In April 2022, Stripe launched Frontier Climate, an AMC, "to buy an initial $925M of permanent carbon removal between 2022 and 2030." Ransohoff, who leads the project, told The Atlantic that the carbon-removal market will probably need to reach $1 trillion per year.

== Comparison to other incentives ==
Advance market agreements are a form of “pull incentive”, which refers to a class of innovation incentives where payments are conditioned on outputs or outcomes. Examples of pull mechanisms include advance market commitments, prizes, and patents. They contrast with “push incentives”, such as grants, where payments are made upfront based on R&D inputs.

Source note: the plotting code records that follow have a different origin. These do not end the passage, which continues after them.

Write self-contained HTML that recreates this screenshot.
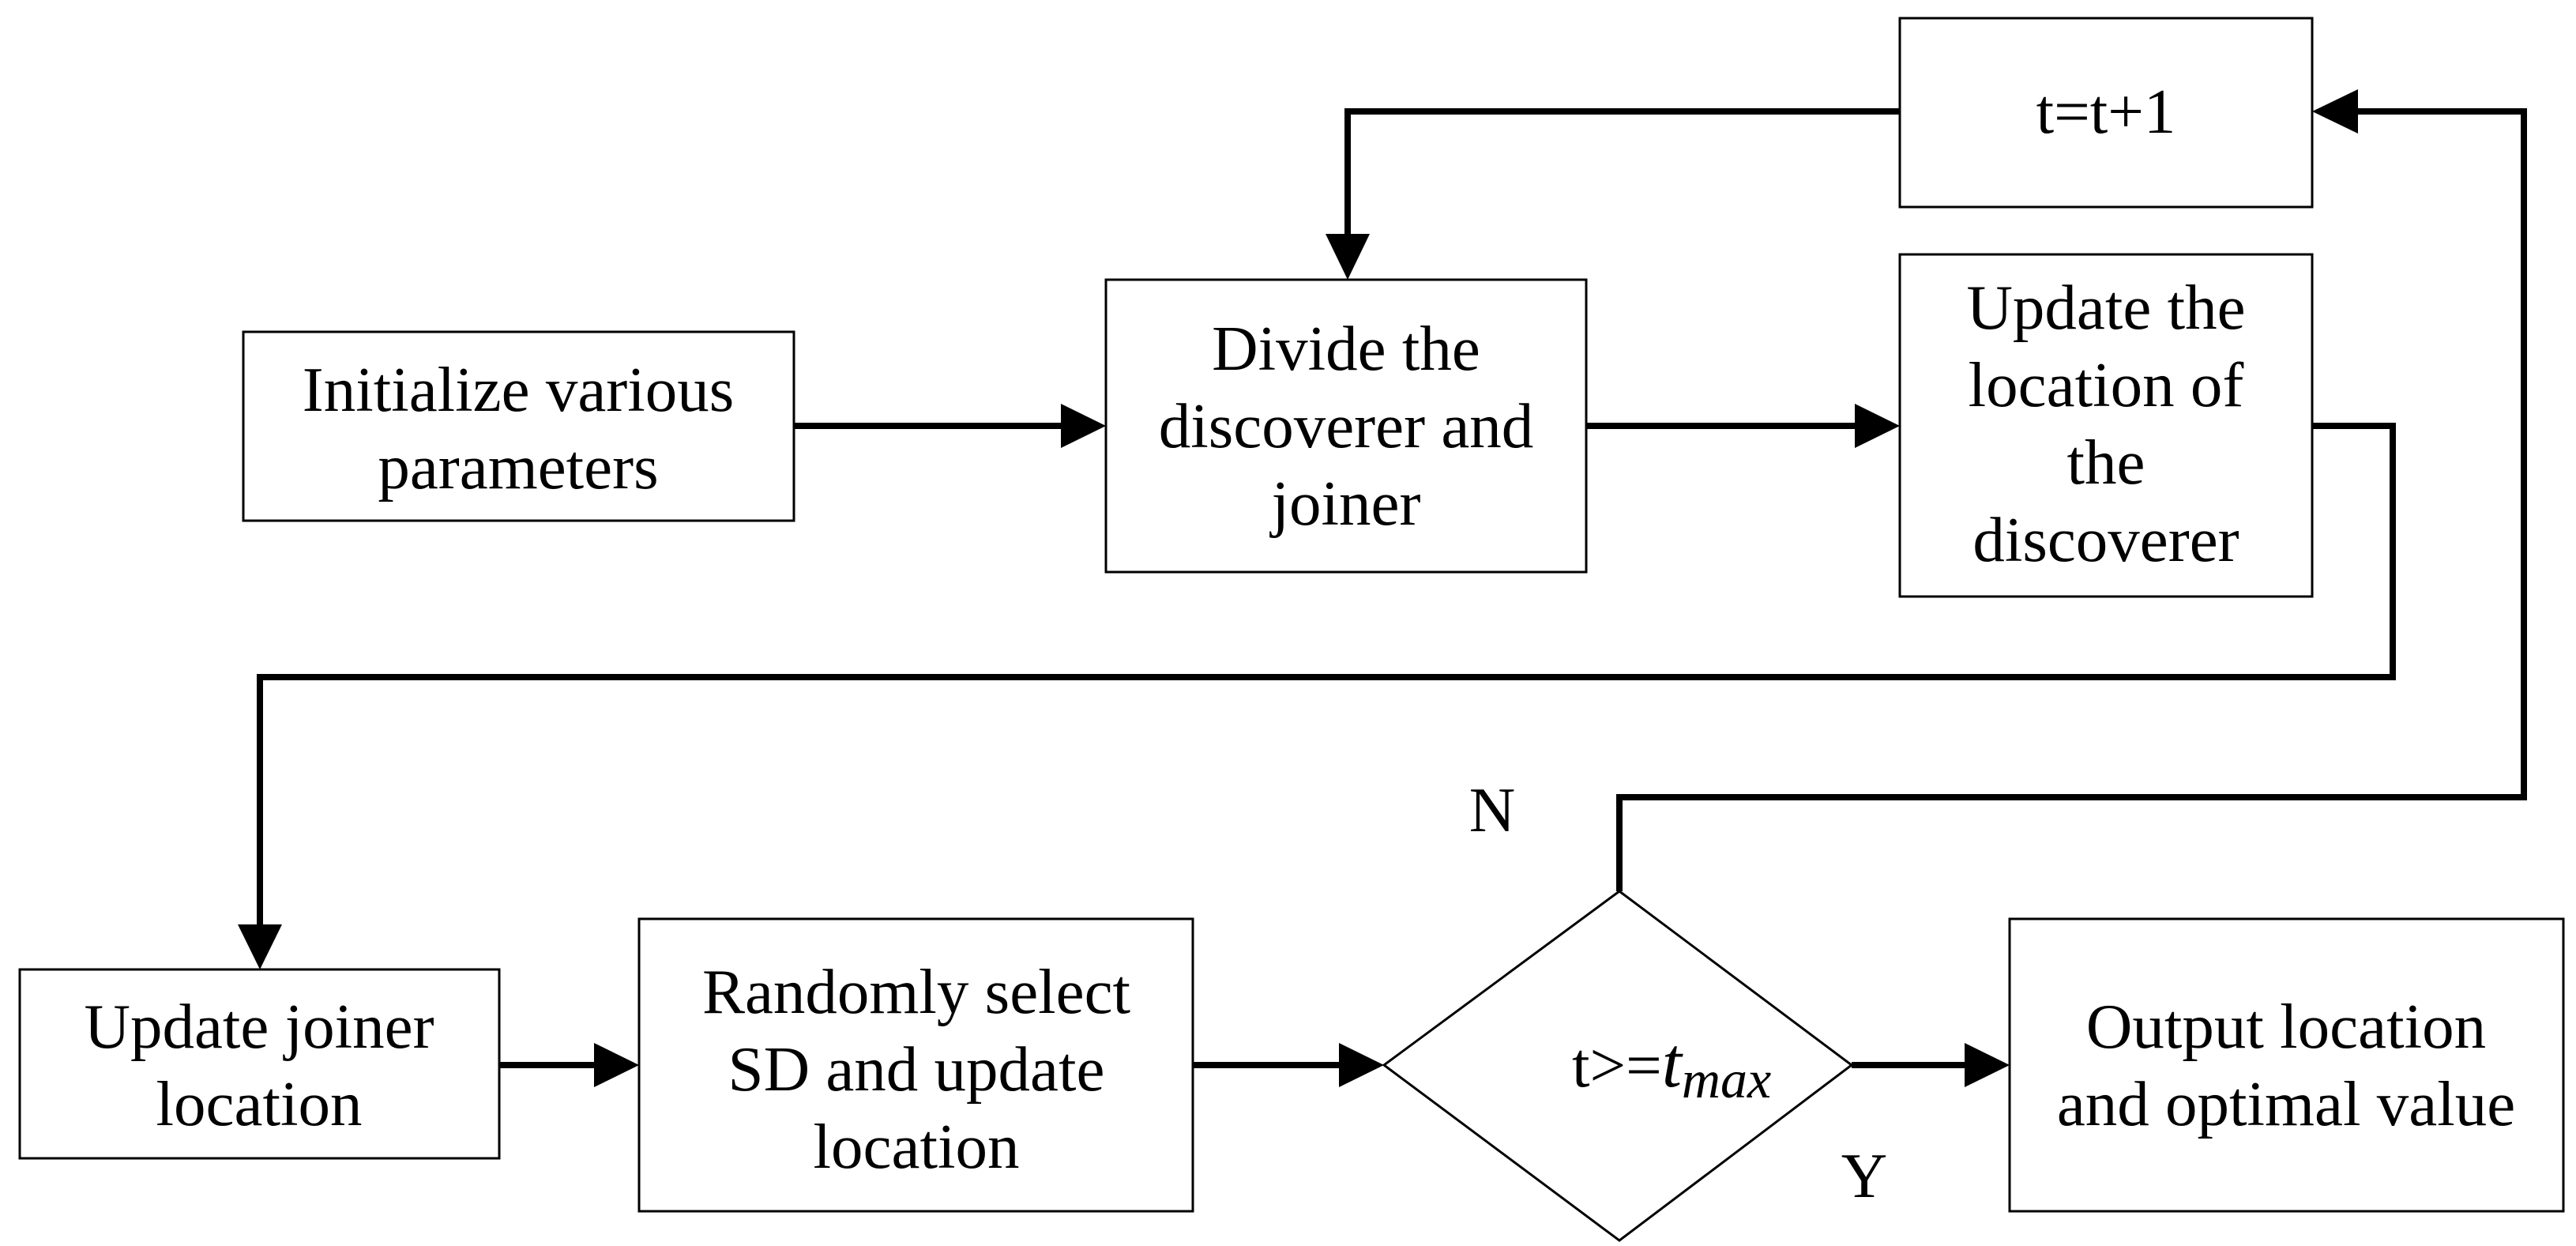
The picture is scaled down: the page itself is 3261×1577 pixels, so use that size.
<!DOCTYPE html>
<html><head><meta charset="utf-8"><style>
html,body{margin:0;padding:0;background:#fff;}
svg{display:block;}
text{font-family:"Liberation Serif",serif;font-size:81px;fill:#000;text-anchor:middle;}
</style></head><body>
<svg width="3261" height="1577" viewBox="0 0 3261 1577" xmlns="http://www.w3.org/2000/svg">
<g fill="none" stroke="#000" stroke-width="3">
<rect x="2405" y="23" width="522" height="239"/>
<rect x="1400" y="354" width="608" height="370"/>
<rect x="308" y="420" width="697" height="239"/>
<rect x="2405" y="322" width="522" height="433"/>
<rect x="25" y="1227" width="607" height="239"/>
<rect x="809" y="1163" width="701" height="370"/>
<rect x="2544" y="1163" width="701" height="370"/>
<polygon points="2050,1128 2344,1348 2050,1570 1752,1348"/>
</g>
<g fill="none" stroke="#000" stroke-width="8" stroke-linejoin="miter">
<polyline points="2405,141 1706,141 1706,300"/>
<line x1="1005" y1="539" x2="1345" y2="539"/>
<line x1="2008" y1="539" x2="2350" y2="539"/>
<polyline points="2927,539 3029,539 3029,857 329,857 329,1172"/>
<line x1="632" y1="1348" x2="755" y2="1348"/>
<line x1="1510" y1="1348" x2="1697" y2="1348"/>
<line x1="2344" y1="1348" x2="2490" y2="1348"/>
<polyline points="2050,1128 2050,1009 3195,1009 3195,141 2985,141"/>
</g>
<g fill="#000">
<polygon points="1678,296 1734,296 1706,354"/>
<polygon points="1343,511 1343,567 1400,539"/>
<polygon points="2348,511 2348,567 2405,539"/>
<polygon points="301,1170 357,1170 329,1227"/>
<polygon points="752,1320 752,1376 809,1348"/>
<polygon points="1695,1320 1695,1376 1752,1348"/>
<polygon points="2487,1320 2487,1376 2544,1348"/>
<polygon points="2985,113 2985,169 2927,141"/>
</g>
<text x="2666" y="168">t=t+1</text>
<text x="656" y="520">Initialize various</text>
<text x="656" y="618">parameters</text>
<text x="1704" y="468">Divide the</text>
<text x="1704" y="566">discoverer and</text>
<text x="1704" y="664">joiner</text>
<text x="2666" y="416">Update the</text>
<text x="2666" y="514">location of</text>
<text x="2666" y="612">the</text>
<text x="2666" y="710">discoverer</text>
<text x="328" y="1326">Update joiner</text>
<text x="328" y="1424">location</text>
<text x="1160" y="1282">Randomly select</text>
<text x="1160" y="1380">SD and update</text>
<text x="1160" y="1478">location</text>
<text x="2894" y="1326">Output location</text>
<text x="2894" y="1424">and optimal value</text>
<text x="1990" y="1375" style="text-anchor:start">t&gt;=<tspan font-style="italic" font-size="90">t</tspan><tspan font-style="italic" font-size="68" dy="14">max</tspan></text>
<text x="1889" y="1052">N</text>
<text x="2360" y="1515">Y</text>
</svg>
</body></html>
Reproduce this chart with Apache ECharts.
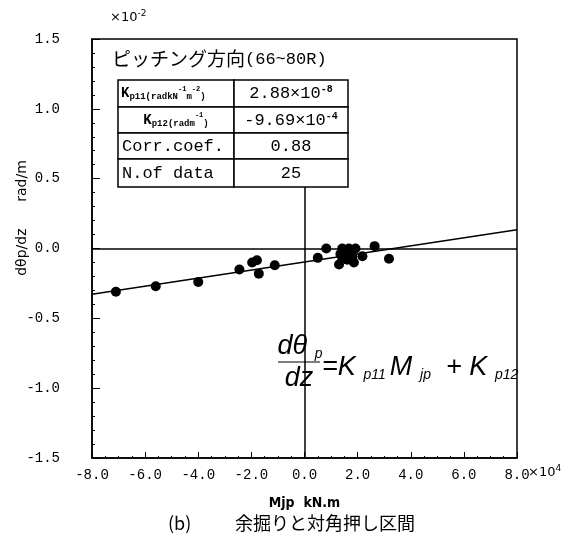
<!DOCTYPE html>
<html><head><meta charset="utf-8">
<script src="https://cdn.jsdelivr.net/npm/echarts@6/dist/echarts.min.js"></script>
<style>html,body{margin:0;padding:0;background:#fff}#c{width:586px;height:538px}</style>
</head><body><div id="c"></div>
<script>
// Data (x in 10^4 kN.m, y in 10^-2 rad/m)
const mjp = [-7.1,-5.6,-4.0,-2.45,-1.97,-1.79,-1.72,-1.12,0.50,0.82,1.30,1.35,1.42,1.42,1.48,1.55,1.61,1.67,1.74,1.80,1.86,1.92,2.18,2.64,3.18];
const dthetaDz = [-0.31,-0.27,-0.24,-0.15,-0.10,-0.084,-0.18,-0.12,-0.067,0.0,-0.115,-0.04,0.0,-0.067,-0.03,-0.05,-0.08,0.0,-0.03,-0.06,-0.10,0.0,-0.055,0.017,-0.074];
const Kp11 = 2.88e-8;   // rad/(kN m^2)
const Kp12 = -9.69e-4;  // rad/m
const tableLabels = ['Kp11', 'Kp12', 'Corr.coef.', 'N.of data'];
const tableValues = ['2.88×10-8', '-9.69×10-4', '0.88', '25'];
const xTicks = [-8, 8, 2];
const yTicks = [-1.5, 1.5, 0.5];

const slope = Kp11 * 1e4 * 1e2;     // per 10^4 kN.m, in 10^-2 rad/m
const icpt = Kp12 * 1e2;
const fitLine = [[xTicks[0], slope * xTicks[0] + icpt], [xTicks[1], slope * xTicks[1] + icpt]];
const pts = mjp.map((x, i) => [x, dthetaDz[i]]);

const chart = echarts.init(document.getElementById('c'));
const mono = 'Liberation Mono';
const L = 118, M = 234, R = 348, rows = [80, 107, 133, 159, 187];
const g = [];
// table
for (let r = 0; r < 4; r++) {
  g.push({type:'rect', shape:{x:L, y:rows[r], width:M-L, height:rows[r+1]-rows[r]}, style:{fill:'#fff', stroke:'#000', lineWidth:1.5}, z:10});
  g.push({type:'rect', shape:{x:M, y:rows[r], width:R-M, height:rows[r+1]-rows[r]}, style:{fill:'#fff', stroke:'#000', lineWidth:1.5}, z:10});
}
const cy = r => (rows[r] + rows[r+1]) / 2;
const kRich = {k:{fontFamily:mono,fontWeight:'bold',fontSize:14,lineHeight:16}, s:{fontFamily:mono,fontWeight:'bold',fontSize:9,lineHeight:16,verticalAlign:'bottom'}, u:{fontFamily:mono,fontWeight:'bold',fontSize:7,lineHeight:16,verticalAlign:'top'}};
g.push({type:'text', x:L+3, y:cy(0), z:11, style:{text:'{k|K}{s|p11(radkN}{u|-1}{s|m}{u|-2}{s|)}', verticalAlign:'middle', rich:kRich}});
g.push({type:'text', x:(L+M)/2, y:cy(1), z:11, style:{text:'{k|K}{s|p12(radm}{u|-1}{s|)}', align:'center', verticalAlign:'middle', rich:kRich}});
g.push({type:'text', x:L+4, y:cy(2), z:11, style:{text:tableLabels[2], fontFamily:mono, fontSize:17, verticalAlign:'middle', fill:'#000'}});
g.push({type:'text', x:L+4, y:cy(3), z:11, style:{text:tableLabels[3], fontFamily:mono, fontSize:17, verticalAlign:'middle', fill:'#000'}});
const valRich = {n:{fontFamily:mono,fontSize:17,lineHeight:18}, u:{fontFamily:mono,fontWeight:'bold',fontSize:10,lineHeight:18,verticalAlign:'top'}};
g.push({type:'text', x:(M+R)/2, y:cy(0), z:11, style:{text:'{n|2.88×10}{u|-8}', align:'center', verticalAlign:'middle', rich:valRich}});
g.push({type:'text', x:(M+R)/2, y:cy(1), z:11, style:{text:'{n|-9.69×10}{u|-4}', align:'center', verticalAlign:'middle', rich:valRich}});
g.push({type:'text', x:(M+R)/2, y:cy(2), z:11, style:{text:tableValues[2], fontFamily:mono, fontSize:17, align:'center', verticalAlign:'middle'}});
g.push({type:'text', x:(M+R)/2, y:cy(3), z:11, style:{text:tableValues[3], fontFamily:mono, fontSize:17, align:'center', verticalAlign:'middle'}});
// title
g.push({type:'text', x:112, y:59, z:11, style:{text:'{j|ピッチング方向}{m|(66~80R)}', verticalAlign:'middle',
  rich:{j:{fontFamily:'Noto Sans CJK JP', fontSize:19, lineHeight:22}, m:{fontFamily:mono, fontSize:17, lineHeight:22}}}});
// exponents
const expRich = {n:{fontFamily:'DejaVu Sans',fontSize:13,lineHeight:18}, u:{fontFamily:'DejaVu Sans',fontSize:9,lineHeight:18,verticalAlign:'top'}};
g.push({type:'text', x:110, y:18, style:{text:'{n|×10}{u|-2}', verticalAlign:'middle', rich:expRich}});
g.push({type:'text', x:528, y:473, style:{text:'{n|×10}{u|4}', verticalAlign:'middle', rich:expRich}});
// y axis name
g.push({type:'text', x:22, y:218, rotation:Math.PI/2, style:{text:'dθp/dz      rad/m', fontFamily:'DejaVu Sans', fontSize:14, align:'center', verticalAlign:'middle', fill:'#000'}});
// formula
const fr = {i:{fontFamily:'Liberation Sans',fontStyle:'italic',fontSize:27,lineHeight:30}, s:{fontFamily:'Liberation Sans',fontStyle:'italic',fontSize:14,lineHeight:18,verticalAlign:'bottom'}};
g.push({type:'rect', shape:{x:276, y:332, width:50, height:58}, style:{fill:'#fff'}, z:5});
g.push({type:'text', x:300, y:346, z:6, style:{text:'{i|dθ}{s|  p}', align:'center', verticalAlign:'middle', rich:fr}});
g.push({type:'line', shape:{x1:278, y1:362, x2:320, y2:362}, style:{stroke:'#000', lineWidth:1.2}, z:6});
g.push({type:'text', x:299, y:378, z:6, style:{text:'{i|dz}', align:'center', verticalAlign:'middle', rich:fr}});
g.push({type:'text', x:322, y:367, z:6, style:{text:'{i|=K}{s|  p11 }{i|M}{s|  jp}{i|  + K}{s|  p12}', verticalAlign:'middle', rich:fr}});
// caption
g.push({type:'text', x:168, y:523, style:{text:'(b)', fontFamily:'Noto Sans CJK JP', fontSize:18, verticalAlign:'middle', fill:'#000'}});
g.push({type:'text', x:235, y:523, style:{text:'余掘りと対角押し区間', fontFamily:'Noto Sans CJK JP', fontSize:18, verticalAlign:'middle', fill:'#000'}});

chart.setOption({
  animation:false,
  backgroundColor:'#fff',
  grid:{left:92, right:69, top:39, bottom:80, show:true, borderColor:'#000', borderWidth:1.5, backgroundColor:'transparent'},
  xAxis:{type:'value', min:xTicks[0], max:xTicks[1], interval:xTicks[2],
    name:'Mjp  kN.m', nameLocation:'middle', nameGap:38, nameTextStyle:{fontFamily:'DejaVu Sans Condensed', fontWeight:'bold', fontSize:14, color:'#000'},
    axisLine:{onZero:false, lineStyle:{color:'#000', width:1.5}},
    axisTick:{inside:true, length:6, lineStyle:{color:'#000'}},
    minorTick:{show:true, splitNumber:4, length:2, lineStyle:{color:'#000'}},
    splitLine:{show:false},
    axisLabel:{fontFamily:mono, fontSize:14, color:'#000', margin:10, formatter:v => v.toFixed(1)}},
  yAxis:{type:'value', min:yTicks[0], max:yTicks[1], interval:yTicks[2],
    axisLine:{onZero:false, lineStyle:{color:'#000', width:1.5}},
    axisTick:{inside:true, length:8, lineStyle:{color:'#000'}},
    minorTick:{show:true, splitNumber:5, length:3, lineStyle:{color:'#000'}},
    splitLine:{show:false},
    axisLabel:{fontFamily:mono, fontSize:14, color:'#000', margin:32, formatter:v => v.toFixed(1)}},
  graphic:g,
  series:[
    {type:'line', data:fitLine, showSymbol:false, lineStyle:{color:'#000', width:1.5}, z:3,
      markLine:{silent:true, symbol:'none', label:{show:false}, lineStyle:{color:'#000', width:1.5, type:'solid'},
        data:[[{coord:[xTicks[0],0]},{coord:[xTicks[1],0]}], [{coord:[0,0.51]},{coord:[0,yTicks[0]]}]]}},
    {type:'scatter', data:pts, symbol:'circle', symbolSize:10, itemStyle:{color:'#000', opacity:1}, z:4}
  ]
});
</script></body></html>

== Advance purchase agreements ==
Advance purchase agreements (APAs), like AMCs, are a tool to incentivize capacity and R&D by reducing demand uncertainty. APAs involve a sponsor pre-committing to buy a certain volume of a product at a pre-specified price. However, unlike AMCs, APAs are generally signed with specific manufacturers rather than being available to the entire market. The two concepts are often conflated, as some argue that the COVAX AMC is actually just a series of APAs.

== Prizes ==
Innovation prizes are another form of R&D pull incentive, whereupon payment is conditioned on some technical achievement. Examples of innovation prizes include the Longitude rewards, the Global Cooling Prize and the Ansari X Prize. While both prizes and AMCs condition payment on outcomes, AMC payments are linked to scale (as payments are linked to sales in the market) while prizes are not. Michael Kremer and Heidi Williams argue that the presence of this "market test" makes AMCs more valuable than prizes at generating innovations usable at scale.